MuJoCo cameras look along -Z in their own frame, with +Y as up. The quat field rotates this default orientation into world coordinates. No xyaxes support in MjSpec; quaternions only.

For a camera at position P looking at target T:

  1. forward = normalize(T - P) (this is where -Z_cam should point)
  2. right = normalize(forward x world_up) (camera X axis)
  3. up_cam = right x forward (camera Y axis)
  4. Rotation matrix R = [right | up_cam | -forward] (columns)
  5. Convert R to quaternion [w, x, y, z]

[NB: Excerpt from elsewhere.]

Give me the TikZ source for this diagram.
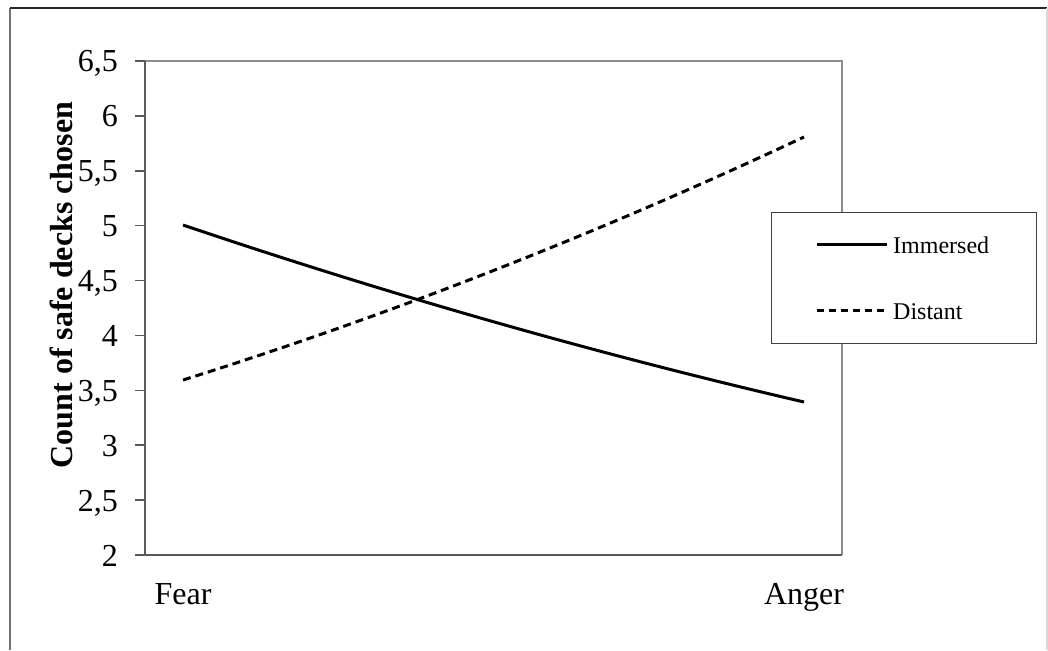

The overhead camera is trivial: quat = [1, 0, 0, 0] (identity) already looks along -Z. The side and third-person cameras required manual quaternion work. The third-person hero shot at [0.8, -0.5, 0.8] with quat = [0.774, 0.504, 0.209, 0.321] took a few tries to get right.


Workspace Scene

Added visual context beyond floor + socket:

  • Server tray: dark-green PCB base ([0.05, 0.28, 0.08]) at [-0.1, 0.45, 0.003]
  • Copper traces: two gold strips across the board
  • IC chips: two black boxes at different positions
  • Socket: bright green box with dark inset “hole”, sitting on the PCB

All decorative geoms have contype=0, conaffinity=0. No collision, pure visuals. The socket body position is what gets randomized during domain randomization.


Domain Randomization

Three randomization axes per episode:

WhatRangeWhy
Target position+/-3cm XY, +/-1cm ZPrevents memorizing one socket location
Arm pose+/-5 deg per joint from homeDifferent starting configurations
Cable damping+/-20%Cable dynamics variation

The socket body position (model.body_pos[socket_id]) is moved to match the randomized target, so the visual socket always corresponds to the reward target.


Takeaways

  1. Camera placement is hard. Five iterations from wrist-mounted to the final hybrid setup. Body-mounted cameras give good egocentric views but bad external perspective. Fixed world cameras solve triangulation.
  2. MuJoCo quaternion cameras are annoying. No xyaxes in MjSpec, so you have to compute look-at quaternions manually. Worth writing a utility function once and reusing it.
  3. Decorative geometry matters for vision policies. A bright green socket on a bare floor is ambiguous from certain angles. The PCB, traces, and chips give the CNN texture cues to anchor the socket in the scene.